The Holy Valley is reminiscent of Indiana Jones And The Last Crusade with the Scorpion treasure hunting up an enclosed valley for a religious artifact hotly pursued by those who want the treasure for more nefarious means, yet to suggest the connection almost does the book an injustice. Written by Stephen Desberg, The Scorpion is a major departure from his other Cinebook series, IR$, which is built around international banking intrigue. The Scorpion is an historical swash buckling adventure with a dizzying array of double and triple crosses as the story progresses. Indeed the only person that the Scorpion seems to be able to trust thus far is Hussar.

The artist for the series is Enrico Marini who doesn't feature in any other Cinebook series which is a pity because of all the adventure artists that Cinebook publish Marini is my favourite. From his well defined and charismatic characters to his scene setting panels with their unusual angles, from the dynamism of his fight scenes to his use of colour, The Scorpion books look sumptuous whether the action is set inside the opulence of the Vatican or in an arid sun baked valley. I would certainly like to see Cinebook publish other series with Marini's art.

So is there a drawback? Sort of because The Scorpion isn't a series, it is a serial. The Holy Valley is the third English language Scorpion book which translates La Vallee Sacree, the fifth French language album originally published in 2004. Now since the previous two Cinebook titles, The Devil's Mark and The Devil In The Vatican, were both double length books no albums have been missed but you shouldn't really miss out on them either otherwise you will have missed a big chunk of the story, despite the short textual update at the start of each book.

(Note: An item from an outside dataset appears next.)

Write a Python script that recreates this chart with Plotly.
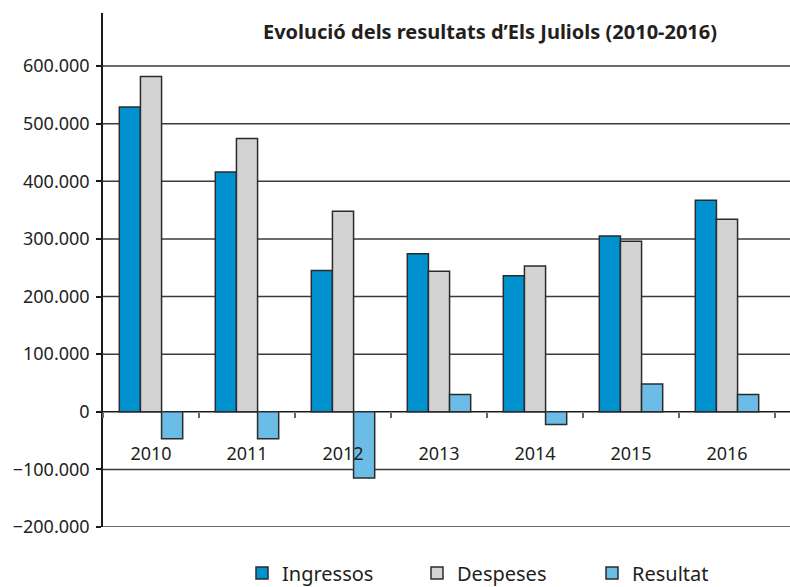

The Scorpion is great fun, a well written and beautifully illustrated series that deserves to be read from the beginning and you will appreciate The Holy Valley much more for doing so. If you like Nikolai Dante, you should try it.

There are more details of The Scorpion books on the Cinebook website.

There are more details of the French Scorpion books on the Le Scorpion website (in French).

The next Scorpion book, The Treasure Of The Templars, is due to be published by Cinebook in August 2010.


Anonymous said...

There are some instances of nudity in the original. Have Cinebook censored it, as they use to do?

Jeremy Briggs said...

The Holy Valley does not have the "certain illustrations have been modified" comment at the beginning although the other two Scorpion books do.